*EXERCISE DIRECTIONS*: Select, from the material below, each line with "this" in it.

-------------------------

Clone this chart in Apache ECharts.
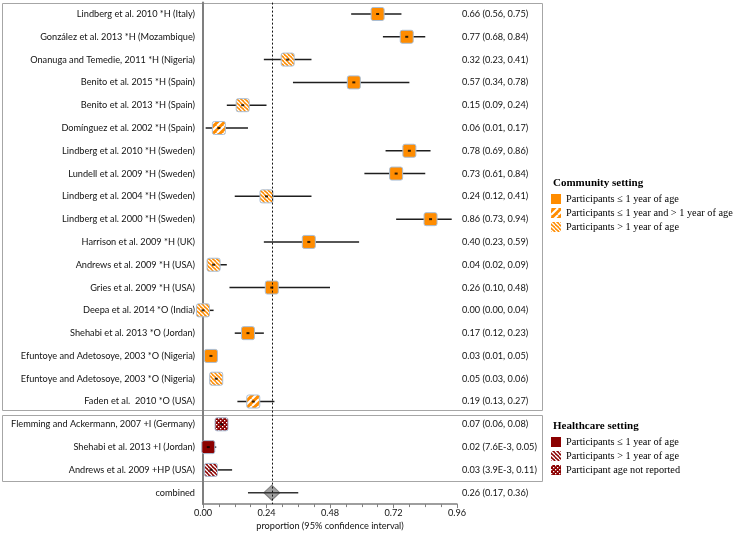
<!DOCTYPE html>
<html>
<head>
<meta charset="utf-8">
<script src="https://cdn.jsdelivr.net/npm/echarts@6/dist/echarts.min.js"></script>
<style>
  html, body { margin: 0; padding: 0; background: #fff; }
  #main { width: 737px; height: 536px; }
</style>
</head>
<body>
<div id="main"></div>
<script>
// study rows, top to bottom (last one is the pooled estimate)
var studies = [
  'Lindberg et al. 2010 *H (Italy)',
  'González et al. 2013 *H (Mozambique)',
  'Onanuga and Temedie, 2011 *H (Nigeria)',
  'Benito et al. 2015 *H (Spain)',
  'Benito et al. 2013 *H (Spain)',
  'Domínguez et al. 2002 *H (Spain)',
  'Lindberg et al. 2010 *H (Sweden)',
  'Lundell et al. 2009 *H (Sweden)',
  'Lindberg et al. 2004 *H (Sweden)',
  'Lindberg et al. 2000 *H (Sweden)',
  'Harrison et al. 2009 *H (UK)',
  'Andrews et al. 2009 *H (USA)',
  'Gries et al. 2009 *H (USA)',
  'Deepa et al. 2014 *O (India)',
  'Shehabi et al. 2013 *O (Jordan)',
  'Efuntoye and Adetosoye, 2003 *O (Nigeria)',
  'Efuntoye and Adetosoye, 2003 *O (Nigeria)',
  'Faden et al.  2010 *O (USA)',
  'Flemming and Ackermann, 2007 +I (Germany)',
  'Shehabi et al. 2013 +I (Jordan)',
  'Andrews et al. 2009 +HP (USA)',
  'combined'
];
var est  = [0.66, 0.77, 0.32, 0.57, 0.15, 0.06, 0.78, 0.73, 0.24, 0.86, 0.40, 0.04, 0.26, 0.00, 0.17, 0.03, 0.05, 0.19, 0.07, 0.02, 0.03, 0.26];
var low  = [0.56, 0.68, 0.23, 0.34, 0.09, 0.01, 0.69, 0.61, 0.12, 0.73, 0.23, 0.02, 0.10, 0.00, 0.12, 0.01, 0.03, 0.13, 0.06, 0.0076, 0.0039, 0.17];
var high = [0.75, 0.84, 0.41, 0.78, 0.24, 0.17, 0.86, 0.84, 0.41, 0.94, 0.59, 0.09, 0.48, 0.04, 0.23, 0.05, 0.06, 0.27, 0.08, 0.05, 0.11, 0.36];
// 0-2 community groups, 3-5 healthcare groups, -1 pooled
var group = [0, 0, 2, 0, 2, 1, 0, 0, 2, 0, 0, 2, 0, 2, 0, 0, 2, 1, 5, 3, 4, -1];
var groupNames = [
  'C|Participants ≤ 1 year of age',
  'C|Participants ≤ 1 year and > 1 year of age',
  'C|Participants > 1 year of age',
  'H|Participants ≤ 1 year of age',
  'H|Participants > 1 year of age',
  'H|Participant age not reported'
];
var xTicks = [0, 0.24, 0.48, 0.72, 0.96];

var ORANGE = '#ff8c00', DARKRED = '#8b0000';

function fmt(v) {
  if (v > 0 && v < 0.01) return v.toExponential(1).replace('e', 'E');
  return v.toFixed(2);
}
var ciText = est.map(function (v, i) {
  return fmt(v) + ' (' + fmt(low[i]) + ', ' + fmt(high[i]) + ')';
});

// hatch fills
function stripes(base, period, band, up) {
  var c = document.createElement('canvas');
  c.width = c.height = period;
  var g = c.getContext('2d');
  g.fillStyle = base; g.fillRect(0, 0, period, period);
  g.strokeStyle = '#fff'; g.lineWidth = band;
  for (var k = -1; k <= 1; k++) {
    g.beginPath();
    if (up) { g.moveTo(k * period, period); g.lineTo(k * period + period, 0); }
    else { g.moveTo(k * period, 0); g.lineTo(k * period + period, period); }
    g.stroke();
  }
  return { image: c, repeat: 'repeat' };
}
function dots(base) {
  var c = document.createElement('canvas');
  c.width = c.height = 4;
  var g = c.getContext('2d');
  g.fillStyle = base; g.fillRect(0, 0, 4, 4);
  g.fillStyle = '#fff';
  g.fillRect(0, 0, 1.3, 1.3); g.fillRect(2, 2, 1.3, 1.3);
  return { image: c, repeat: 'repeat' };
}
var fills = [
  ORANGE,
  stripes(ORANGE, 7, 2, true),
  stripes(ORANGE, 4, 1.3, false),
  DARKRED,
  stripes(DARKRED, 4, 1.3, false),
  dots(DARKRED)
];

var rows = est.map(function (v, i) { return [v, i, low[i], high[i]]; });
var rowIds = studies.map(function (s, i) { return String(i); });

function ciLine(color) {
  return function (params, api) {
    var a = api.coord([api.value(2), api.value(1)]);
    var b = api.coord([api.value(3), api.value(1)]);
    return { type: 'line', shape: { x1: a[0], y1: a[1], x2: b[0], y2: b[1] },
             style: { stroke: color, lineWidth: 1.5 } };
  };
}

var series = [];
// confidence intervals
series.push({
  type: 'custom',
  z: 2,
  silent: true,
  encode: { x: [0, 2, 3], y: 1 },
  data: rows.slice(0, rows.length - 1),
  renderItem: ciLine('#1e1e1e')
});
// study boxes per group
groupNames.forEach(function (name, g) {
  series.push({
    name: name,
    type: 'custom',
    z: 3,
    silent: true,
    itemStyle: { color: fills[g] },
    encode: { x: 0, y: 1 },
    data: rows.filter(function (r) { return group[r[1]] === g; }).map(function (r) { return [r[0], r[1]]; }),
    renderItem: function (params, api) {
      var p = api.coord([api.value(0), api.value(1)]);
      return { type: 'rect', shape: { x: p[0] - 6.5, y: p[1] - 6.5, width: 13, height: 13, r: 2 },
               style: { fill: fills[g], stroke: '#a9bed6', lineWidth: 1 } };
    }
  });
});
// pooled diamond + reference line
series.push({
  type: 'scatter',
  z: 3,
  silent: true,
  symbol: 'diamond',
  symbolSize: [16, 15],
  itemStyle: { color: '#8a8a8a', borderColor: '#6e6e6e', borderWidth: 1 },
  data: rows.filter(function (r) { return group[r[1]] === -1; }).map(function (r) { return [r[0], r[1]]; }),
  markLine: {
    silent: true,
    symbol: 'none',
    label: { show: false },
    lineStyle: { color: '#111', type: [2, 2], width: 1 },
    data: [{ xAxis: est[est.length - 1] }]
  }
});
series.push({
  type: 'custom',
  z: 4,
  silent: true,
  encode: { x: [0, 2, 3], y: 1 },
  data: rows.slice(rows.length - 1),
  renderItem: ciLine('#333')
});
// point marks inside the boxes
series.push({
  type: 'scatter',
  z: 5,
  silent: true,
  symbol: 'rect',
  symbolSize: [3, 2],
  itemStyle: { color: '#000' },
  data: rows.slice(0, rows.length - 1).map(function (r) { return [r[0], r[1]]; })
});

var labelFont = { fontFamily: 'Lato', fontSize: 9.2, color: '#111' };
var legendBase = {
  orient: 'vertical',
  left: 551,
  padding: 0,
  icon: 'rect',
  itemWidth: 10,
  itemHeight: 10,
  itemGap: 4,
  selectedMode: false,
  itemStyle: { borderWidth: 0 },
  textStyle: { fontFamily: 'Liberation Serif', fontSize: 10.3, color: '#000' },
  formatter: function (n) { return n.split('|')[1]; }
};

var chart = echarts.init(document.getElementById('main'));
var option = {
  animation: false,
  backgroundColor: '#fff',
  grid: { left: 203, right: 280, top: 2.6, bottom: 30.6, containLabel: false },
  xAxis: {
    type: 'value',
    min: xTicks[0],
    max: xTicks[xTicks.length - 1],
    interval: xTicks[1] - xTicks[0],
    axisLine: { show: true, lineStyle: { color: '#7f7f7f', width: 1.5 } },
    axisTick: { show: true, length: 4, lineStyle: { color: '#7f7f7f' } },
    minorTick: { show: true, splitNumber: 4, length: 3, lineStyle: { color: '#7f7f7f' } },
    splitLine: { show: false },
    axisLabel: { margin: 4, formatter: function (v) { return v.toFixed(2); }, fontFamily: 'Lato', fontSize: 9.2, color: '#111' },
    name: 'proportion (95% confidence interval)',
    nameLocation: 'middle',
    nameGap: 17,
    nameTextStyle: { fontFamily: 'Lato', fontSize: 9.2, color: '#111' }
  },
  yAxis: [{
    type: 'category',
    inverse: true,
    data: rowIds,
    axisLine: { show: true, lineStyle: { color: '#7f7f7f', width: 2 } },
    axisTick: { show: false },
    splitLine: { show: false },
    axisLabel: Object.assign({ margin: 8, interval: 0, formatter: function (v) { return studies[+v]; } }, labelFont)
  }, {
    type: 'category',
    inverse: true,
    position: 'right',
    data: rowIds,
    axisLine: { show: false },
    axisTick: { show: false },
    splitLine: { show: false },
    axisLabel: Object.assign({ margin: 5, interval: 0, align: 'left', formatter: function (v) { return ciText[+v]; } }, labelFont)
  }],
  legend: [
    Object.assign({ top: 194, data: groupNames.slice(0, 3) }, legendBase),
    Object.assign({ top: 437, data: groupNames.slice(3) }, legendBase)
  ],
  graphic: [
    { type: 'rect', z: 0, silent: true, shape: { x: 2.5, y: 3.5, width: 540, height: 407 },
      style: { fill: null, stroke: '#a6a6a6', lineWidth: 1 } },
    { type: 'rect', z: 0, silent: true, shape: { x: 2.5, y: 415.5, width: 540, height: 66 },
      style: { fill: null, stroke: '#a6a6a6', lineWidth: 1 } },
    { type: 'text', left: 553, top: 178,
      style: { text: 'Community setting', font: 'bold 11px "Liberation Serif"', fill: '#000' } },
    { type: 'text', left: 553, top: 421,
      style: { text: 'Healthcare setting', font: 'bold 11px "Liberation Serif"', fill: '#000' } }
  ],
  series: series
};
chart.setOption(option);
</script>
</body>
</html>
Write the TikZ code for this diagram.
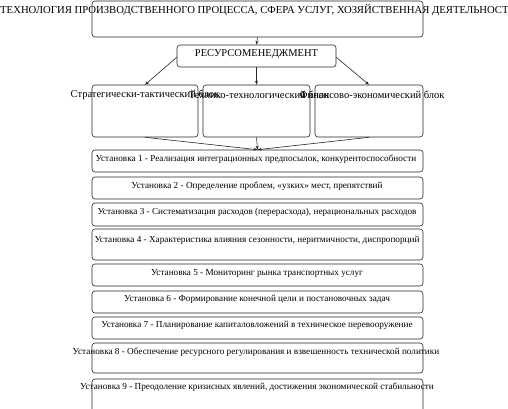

-------------------------

*COMPLETE ANSWER*:
Clone this chart in Apache ECharts.
Write the TikZ code for this diagram.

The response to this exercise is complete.